The fitness company Nautilus, which sold off its namesake brand trademark and related assets earlier this year for about $13 million, posted numerous improved financial metrics in Q1 but still reported lower sales and a net loss for the period. In doing so, Nautilus, which retains the BowFlex brand, confirmed its FY24 guidance that includes “significant year-over-year improvement” in its adjusted EBITDA loss for the full year.
Less discounting and favorable logistics help boost numbers
Total revenues declined by 24 percent to $41.8 million from $54.8 million for the three months ended June 30, a seasonally slow period for fitness equipment. While the operating loss improved to $10.5 million from $51.2 million in the year-ago period, gross margin jumped to 20.7 percent from 12.7 percent in Q1/23.
The significant improvement in gross margin was attributed to lower landed product costs, less discounting, and favorable logistics overhead absorption that was offset by costs related to its JRNY digital offering and outbound freight costs.
The net loss, meanwhile, improved 92 percent year-over-year to a loss of $4.9 million versus a loss of $60.2 million in the year-ago period. Inventory stood at $39.8 million, down by 15 percent from March 31 and 62 percent lower than 12 months earlier.
JRNY subscriptions show steady growth
Both the direct and retail segments suffered double-digit sales declines in Q1. Lower consumer demand contributed to a 17.5 percent drop in direct sales to $21.8 million as lower bike sales contributed to a 27 percent drop in cardio sales to $12.5 million.

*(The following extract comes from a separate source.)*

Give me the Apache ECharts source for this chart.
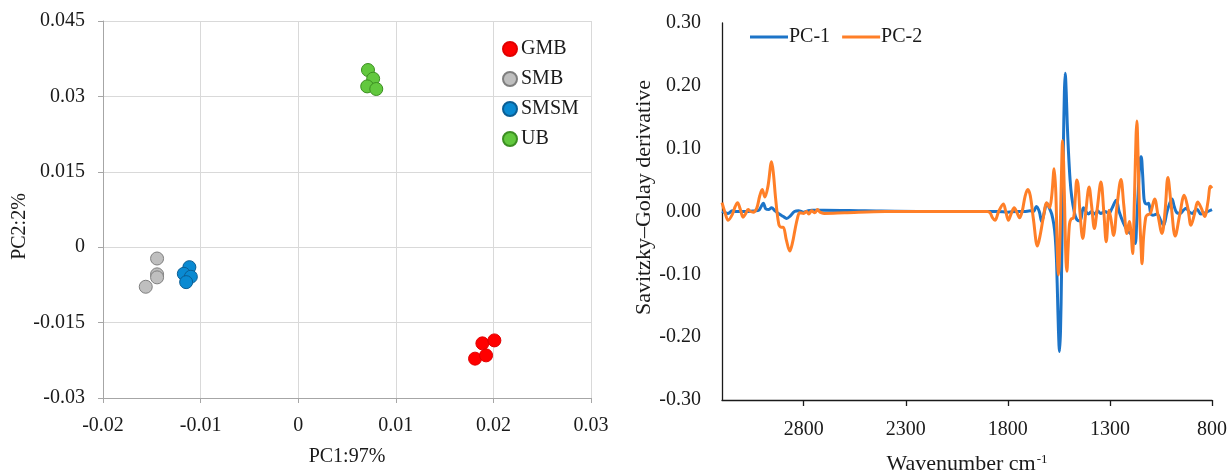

Strength product revenues, meanwhile, were relatively flat at $9.3 million. Lower media spending and operating costs helped improve the segment’s quarterly operating loss to $4.7 million versus $9.9 million in the year-ago quarter.
Retail segment sales fell by 29 percent to $19.5 million but were up by 69 percent year-over-year in markets outside the U.S. and Canada. Lower demand for bikes contributed to a 21 percent drop in cardio sales to $9.3 million. Strength product sales, driven by lower demand for SelectTech weights declined by 35 percent to $10.2 million.
At period end, membership in the group’s JRNY app hit 537,000, including 17 percent year-over-year growth in the number of subscribers to 150,000 who pay $11.99 a month or $99 annually for a mobile subscription that is compatible with a BowFlex or Schwinn connectable product. The company wants to grow membership 16 percent by April 2024 to reach a total of 625,000.
With the Q1 results, Nautilus reiterated its FY guidance that calls for annual revenues of $270 to $300 million that includes 60 to 65 percent of the total in H2 and full-year adjusted Ebitda of $15 million to breakeven.